During the TV commentary, the director said he modeled many of the characters in the movie on the actual actors who would be acting the parts when he was working on the screenplay (ate-gaki). He didn't mention that actress specifically, but Wikipedia tells me she's from Osaka, so it's possible her real-life personality is reflected in that role!
posted by misozaki at 4:58 AM on March 12


I can say that this film is not available anywhere on streaming that I could find either for free or to rent (Hulu, Netflix, Amazon Prime, my Spectrum/Time Warner account).

Dying of jealousy right now as I read about this film a few months back and have been frantically searching ever since.
posted by Unicorn on the cob at 6:30 PM on March 14 [1 favorite]


Arrow Films told me Shudder.com has the U.S. streaming rights and should have it up "soon." For now, Arrow is also offering a region-free double bluray limited edition set with extras for £20. Got it in a few days after paying for tracking on the shipping. It doesn't look like the single-disc DVD version has the extras, but it's apparently region-free as well.

The English subtitles are at times annoyingly off, as if by someone who wasn't fluent in English (the most successful indie film in Japanese cinema history and they couldn't get a native English-speaking proofreader?) but I'm glad I got to see it before reading anything online except WATCH THIS! Even that AVClub snippet above is a completely unnecessary spoiler.

Loved it, of course. It starts so odd and creepy and....*off*, somehow...then goes in surprising, earnest, occasionally hilarious directions that made me want to watch it again.
posted by mediareport at 7:05 PM on March 24 [2 favorites]
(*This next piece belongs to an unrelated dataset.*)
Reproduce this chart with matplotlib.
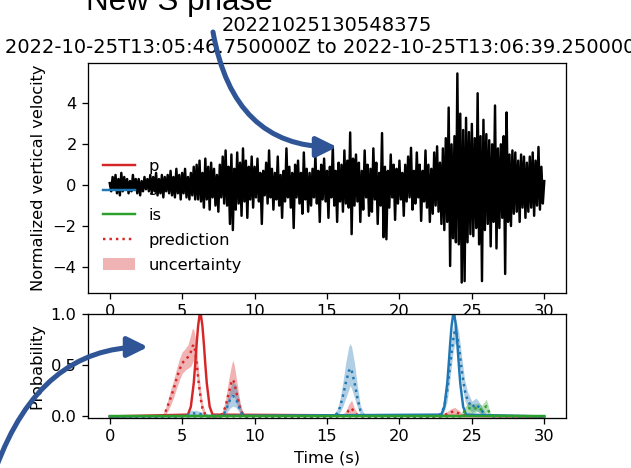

I'm disappointed to hear the subtitles weren't good, mediareport... I guess it's because they really couldn't afford to pay a decent translator to work on it. I wish I could have worked on it!
posted by misozaki at 4:41 AM on March 28


The subtitles were mostly ok to fine, but there are routinely some distracting, clumsy constructions that a fluent or native English speaker would have almost certainly cleaned up. You get over it pretty quickly, but it is a little disappointing at first.